My PMDD Story
After my youngest was born I started having intense mood swings, insane fatigue and the worst brain fog — I honestly felt like a terrible mum. Anxiety came back hard and I found myself doubting every decision. At first I blamed sleepless nights and the chaos of two little kids, but then I noticed a pattern: I wasn’t always like this. It felt as if a switch flipped — the pain and sadness would arrive out of nowhere, then disappear just as suddenly.
Some days I’d wake up feeling fine, and by afternoon I’d be in tears over nothing. My heart would race, my body felt heavy, my brain fog so thick I’d forget what I was saying mid-sentence. I’d get intense bloating, insomnia, and a kind of irritability that didn’t feel like me at all. It wasn’t just emotional — it was physical, hormonal, and completely unpredictable.
I’d always heard of PMS, but this felt so much worse. Strangely, getting my period often relieved the symptoms instead of causing them — which confused me even more. When I finally spoke to my doctor she suggested PMDD. I’d never heard of it, but the more I read, the clearer it became: I ticked pretty much every box.
My next question was: how do I fix this?
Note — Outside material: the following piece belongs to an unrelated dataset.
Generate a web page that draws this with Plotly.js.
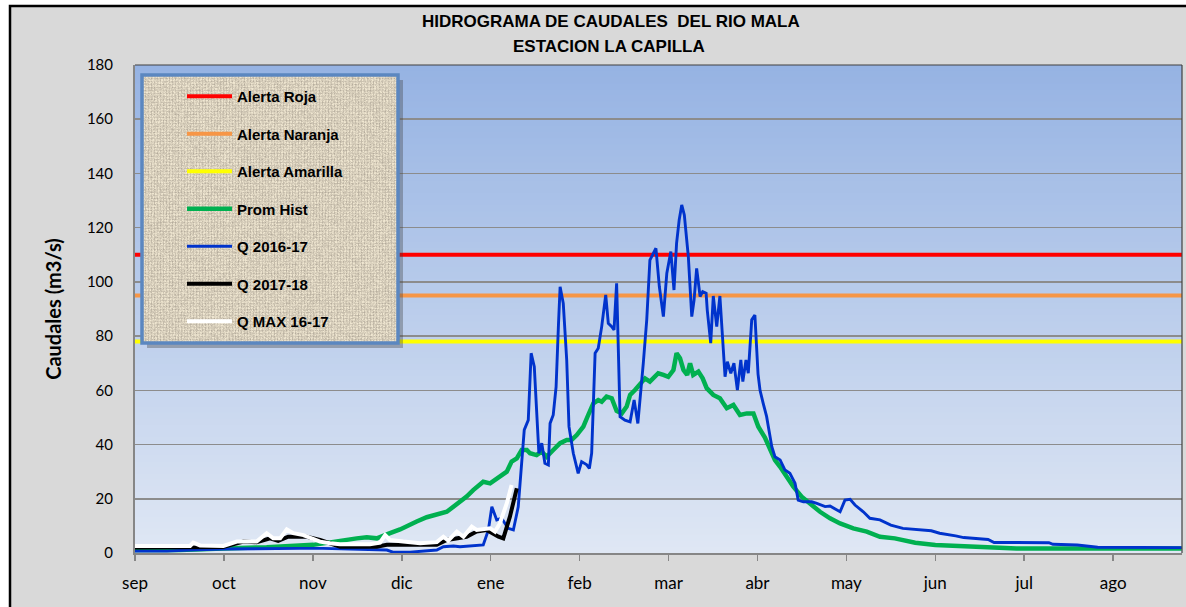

The quick answer I heard was basically “antidepressants or hormonal birth control.” I’d tried both before and they weren’t for me. So I threw everything else at it — vitamins and herbs, meditation, journalling, walking, strength training, breathwork, affirmations, manifesting, working with the moon and nature, grounding… you name it, I’ve probably tried it or read about it.
What hit me hardest was how alone I felt. I had nobody to talk to about this — and neither did my partner. That’s when we built an app - an app that I wish I’d had when all this started: a place with the tools, support and community I needed. I’m still growing it, but my goal is simple — to make a warm, wholesome space that actually helps.
PMDD isn’t something that disappears overnight — it’s something I’m still learning to live with and manage. This blog is where I’ll share my story, what’s helped me, and what I’m still learning.
If you’re living this too, come along. Let’s connect, raise awareness, and remind each other that even in the worst of hell week(s), we’re not alone.
If you think you might be experiencing PMDD, please reach out to your GP or a women’s health specialist. You don’t have to go through it alone.